Finance Minister Dwight Duncan and Premier Dalton McGuinty have recently publicly contemplated the termination of contractual revenue-sharing agreements with Ontario’s racetracks. This termination would significantly undermine the success and viability of the horse racing industry, and effectively reduce many of the spinoff benefits our province enjoys. It is my belief that both Duncan and McGuinty’s logic is flawed, and they and their advisers have not been diligent and thorough with respect to this recommendation.
Horse racing in Ontario is one of the most widely accessible and highly attended professional sports in the province with an infrastructure of 17 racetracks, providing both entertainment and significant employment to numerous communities across the province.
Ontario’s racetracks joined into “slots at racetracks” partnerships with the province starting in 1998. These agreements allowed the province to utilize the existing facilities and benefit from the captured clientele base of the racetracks in order to economically expedite expanded gaming revenue for the province’s benefit.
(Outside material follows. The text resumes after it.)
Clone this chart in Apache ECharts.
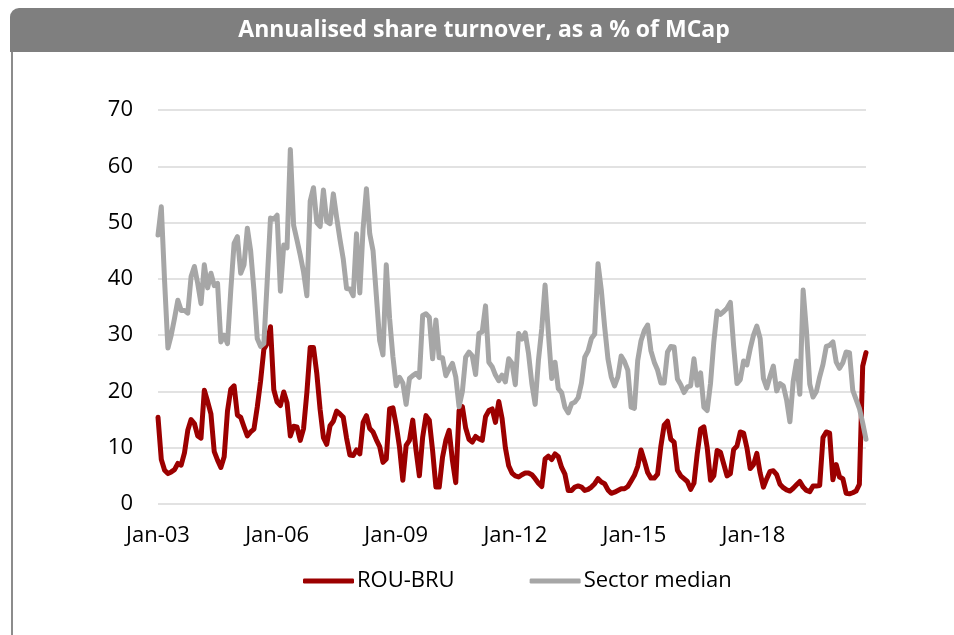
<!DOCTYPE html>
<html>
<head>
<meta charset="utf-8">
<title>Annualised share turnover</title>
<script src="https://cdn.jsdelivr.net/npm/echarts@6/dist/echarts.min.js"></script>
<style>
  html, body { margin: 0; padding: 0; background: #ffffff; }
  #chart { width: 954px; height: 635px; }
</style>
</head>
<body>
<div id="chart"></div>
<script>
// Monthly series, Jan-03 onwards (one value per month, % of market cap, annualised)
const startYear = 2003;

const rouBru = [
  15.4, 7.9, 6, 5.4, 5.7, 6.1, 7.2, 6.9, 9.1, 13.1,
  15, 14.3, 12.1, 11.7, 20.2, 18.2, 16, 9.3, 7.8, 6.5,
  8.4, 16.5, 20.4, 21, 15.8, 15.4, 13.7, 12.1, 12.8, 13.3,
  17.2, 21.8, 27.5, 28.5, 31.5, 20.3, 18.1, 17.5, 19.9, 18,
  12.1, 13.8, 13.7, 11.3, 13.4, 19.8, 27.8, 27.8, 23.2, 16.8,
  11.8, 10.6, 13.9, 14.7, 16.5, 16, 15.4, 11.7, 8.7, 8.6,
  9.6, 8.9, 14.5, 15.7, 13.4, 12.8, 11.4, 10.2, 7.4, 8,
  16.9, 17.1, 14, 10.1, 4.2, 10.4, 11.3, 14.9, 9.5, 5,
  11.9, 15.7, 14.9, 9.5, 3, 3, 8.3, 11.3, 13.1, 7.7,
  3.8, 16.6, 17.3, 13.5, 11.5, 11, 12, 11.6, 11.3, 15.5,
  16.6, 16.9, 14.5, 18.2, 15.2, 10, 6.8, 5.5, 5, 4.8,
  5.2, 5.5, 5.5, 5.2, 4.5, 3.7, 3.1, 8, 8.5, 7.9,
  8.9, 8.4, 6.5, 5.3, 2.4, 2.4, 3, 3.2, 3, 2.4,
  2.6, 3, 3.6, 4.5, 3.9, 3.6, 2.5, 1.9, 2.1, 2.4,
  2.7, 2.7, 3.1, 4.1, 5.1, 6.7, 9.6, 7.7, 5.6, 4.6,
  4.6, 5.3, 10.3, 14, 14.7, 11.5, 11, 6, 5, 4.5,
  4, 2.6, 3.7, 9, 13.3, 13.7, 10, 4.2, 5, 9.5,
  9.2, 7.1, 5, 5.4, 9.7, 10.3, 12.8, 12.6, 10, 6.3,
  7, 9, 5.5, 3, 4.5, 5.8, 5.9, 5.2, 3.5, 2.9,
  2.5, 2.3, 2.8, 3.4, 4, 3, 2.4, 2.2, 3.2, 3.2,
  3.3, 11.8, 12.8, 12.6, 4.3, 7, 4.8, 4.5, 1.9, 1.8,
  2, 2.3, 3.5, 24.5, 26.9
];

const sectorMedian = [
  47.8, 52.8, 39.5, 27.7, 30, 33, 36.2, 34.4, 34.4, 33.9,
  40.4, 42.2, 39.2, 35.6, 42.5, 38.4, 41, 38.8, 39.2, 28.8,
  30, 28.5, 38, 46.3, 47.5, 41, 42.5, 49, 45, 38,
  29.4, 28, 28.5, 39.5, 50.8, 50.6, 51.3, 37.8, 46, 45.5,
  63, 49.5, 46.9, 44.2, 41.2, 37, 53.8, 56.2, 50, 49.3,
  55.8, 50.2, 49.8, 55.1, 50.9, 47, 43.5, 38.3, 38.2, 37,
  48, 37.5, 49, 56, 48, 45, 37, 29, 26.5, 42.5,
  33, 26.2, 21, 22.5, 21.5, 17.7, 22.3, 22.8, 23.2, 22.5,
  33.5, 33.8, 33.2, 25.8, 32.7, 26, 26, 22.8, 24, 25,
  22.6, 17.3, 20, 26.1, 27, 26.3, 23, 30.3, 30.6, 35.2,
  25.2, 24.4, 22.9, 21.9, 22.9, 21.7, 25.8, 25, 21.2, 30.3,
  29.3, 30.4, 26.7, 21.4, 17.7, 25.6, 31.2, 38.9, 30.3, 22.3,
  25.2, 20.5, 19.8, 17.2, 16.2, 17.8, 18.1, 18.9, 21.5, 26.1,
  27.2, 29.4, 30.2, 42.7, 38, 31.5, 25.8, 22.6, 21, 22.6,
  26.3, 25.3, 23.8, 17.2, 17, 25.5, 29, 30.8, 31.8, 27.2,
  25.2, 23.8, 21.5, 21.5, 27, 28, 27.9, 22.2, 21.2, 19.8,
  20.8, 21, 25.8, 21.1, 23.3, 17.2, 16.6, 21.4, 28.8, 34.3,
  33.7, 34.2, 34.8, 35.8, 28, 21.4, 22.1, 25.4, 24.7, 27.6,
  30, 31.6, 29.4, 22.3, 20.6, 22.7, 24.5, 20.1, 21.4, 21,
  18.5, 14.6, 21.8, 25.4, 19.5, 38, 30.8, 21.3, 19, 20,
  22.6, 24.8, 28, 28.2, 28.8, 25.2, 24.1, 25.1, 27, 26.9,
  20.2, 18.6, 17, 14.4, 11.5
];

const seriesNames = ['ROU-BRU', 'Sector median'];
const tickLabels = ['Jan-03', 'Jan-06', 'Jan-09', 'Jan-12', 'Jan-15', 'Jan-18'];
const yTicks = [0, 10, 20, 30, 40, 50, 60, 70];
const titleText = 'Annualised share turnover, as a % of MCap';

// Month-by-month category labels such as "Jan-03"
const monthNames = ['Jan','Feb','Mar','Apr','May','Jun','Jul','Aug','Sep','Oct','Nov','Dec'];
const months = rouBru.map((_, i) => {
  const y = startYear + Math.floor(i / 12);
  return monthNames[i % 12] + '-' + String(y % 100).padStart(2, '0');
});

const FONT = '"Open Sans", sans-serif';
const chart = echarts.init(document.getElementById('chart'), null, { renderer: 'canvas' });

chart.setOption({
  backgroundColor: '#ffffff',
  animation: false,
  graphic: [
    {
      type: 'rect',
      shape: { x: 10, y: 8, width: 960, height: 44, r: [9, 0, 0, 0] },
      style: { fill: '#7f7f7f' },
      z: 10
    },
    {
      type: 'line',
      shape: { x1: 12, y1: 52, x2: 12, y2: 640 },
      style: { stroke: '#8c8c8c', lineWidth: 2 },
      z: 10
    },
    {
      type: 'text',
      x: 484, y: 30,
      style: {
        text: titleText,
        fill: '#ffffff',
        font: 'bold 23px ' + FONT,
        align: 'center',
        verticalAlign: 'middle'
      },
      z: 11
    }
  ],
  grid: { left: 158, right: 88, top: 110, bottom: 131, containLabel: false },
  legend: {
    data: seriesNames,
    left: 298,
    top: 565,
    itemWidth: 51,
    itemHeight: 5,
    itemGap: 75,
    icon: 'roundRect',
    textStyle: { fontFamily: FONT, fontSize: 22, color: '#000000', padding: [0, 0, 0, -2] }
  },
  xAxis: {
    type: 'category',
    data: months,
    boundaryGap: false,
    axisLine: { show: false },
    axisTick: { show: false },
    splitLine: { show: false },
    axisLabel: {
      interval: (index, value) => tickLabels.indexOf(value) >= 0,
      margin: 21,
      fontFamily: FONT,
      fontSize: 22,
      color: '#000000'
    }
  },
  yAxis: {
    type: 'value',
    min: yTicks[0],
    max: yTicks[yTicks.length - 1],
    interval: 10,
    axisLine: { show: false },
    axisTick: { show: false },
    splitLine: { lineStyle: { color: '#d9d9d9', width: 1.5 } },
    axisLabel: {
      margin: 25,
      fontFamily: FONT,
      fontSize: 22,
      color: '#000000'
    }
  },
  series: [
    {
      name: seriesNames[0],
      type: 'line',
      data: rouBru,
      showSymbol: false,
      symbol: 'none',
      color: '#9c0000',
      lineStyle: { width: 5, join: 'round', cap: 'round' }
    },
    {
      name: seriesNames[1],
      type: 'line',
      data: sectorMedian,
      showSymbol: false,
      symbol: 'none',
      color: '#a6a6a6',
      lineStyle: { width: 5, join: 'round', cap: 'round' }
    }
  ]
});
</script>
</body>
</html>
The “slots at racetracks” program has proved to be very profitable and mutually beneficial; the province (through Ontario Lottery and Gaming Corporation) receives 75 per cent of revenues, the local municipality receives 5 per cent, the host racetrack receives 10 per cent, and the horse people receive 10 per cent.
Horse racing has vastly different economic implications in our province than other types of alternative gambling. Horse racing is labour- and capital-intensive by nature; as a result, it directly stimulates employment and consumerism. Through associated businesses, the industry also attracts a significant injection of highly desirable and sought-after foreign capital.
Contrastingly, other forms of gambling such as casinos have very few positive economic implications, locally and provincially, except for the direct revenues that are primarily earned from domestic sources (i.e. the existing taxpayer base).
Ontario’s horse racing industry reportedly directly impacts approximately 60,000 jobs across the province. Moreover, horse racing is the second largest agricultural industry in the province. Associated industries and taxpaying businesses that rely on this industry’s success include feed companies, construction, fabricators, trailer manufacturers, transportation companies, veterinarians, hay and crop farmers and insurance brokers. More directly, horse trainers, breeding and boarding farms, horse drivers and jockeys, blacksmiths and training centres are tied to the success, or not, of the horse racing industry.
If the current agreements are aborted, many such taxpaying businesses will be destroyed and no longer be able to contribute to Ontario’s already troubled economy.
From an environmental perspective, Ontario’s breeding farms, crop farmers, training centres and boarding farms utilize and protect thousands of acres of environmentally sensitive green space.
At a time when the Canadian dollar hovers near parity with the U.S. dollar, it is very difficult to stimulate investment and injection of foreign capital into the Ontario economy. The horse racing industry in Ontario is one of very few industries able to overcome the effects of our strengthening dollar. As a global leader, the horse racing industry (specifically, the harness racing industry) in Ontario continues to attract increased investment and expenditure from foreign sources, primarily American investment, but as far reaching as Sweden and New Zealand.
Ontario is a premier harness racing destination internationally. This results in foreign injections into our economy of millions of dollars in stud fees paid to Ontario breeding farms and stallion owners for breeding of Ontario-registered stallions, purchases of Ontario-bred horses by foreign buyers, boarding fees paid for internationally owned horses in Ontario, as well as training fees, veterinary charges and blacksmith charges paid to Ontario businesses.
Indeed, Ontario’s horse racing industry provides tangible long-term benefits by contributing to the sustainability of many diverse industries and sources of employment. It is obvious that if the provincial government advanced a plan to reduce the revenue sharing agreements with the racetracks and racing industry, there would be serious and broadly felt consequences.
—Aaron Waxman lives in Hamilton. He is a racehorse owner and horseracing fan.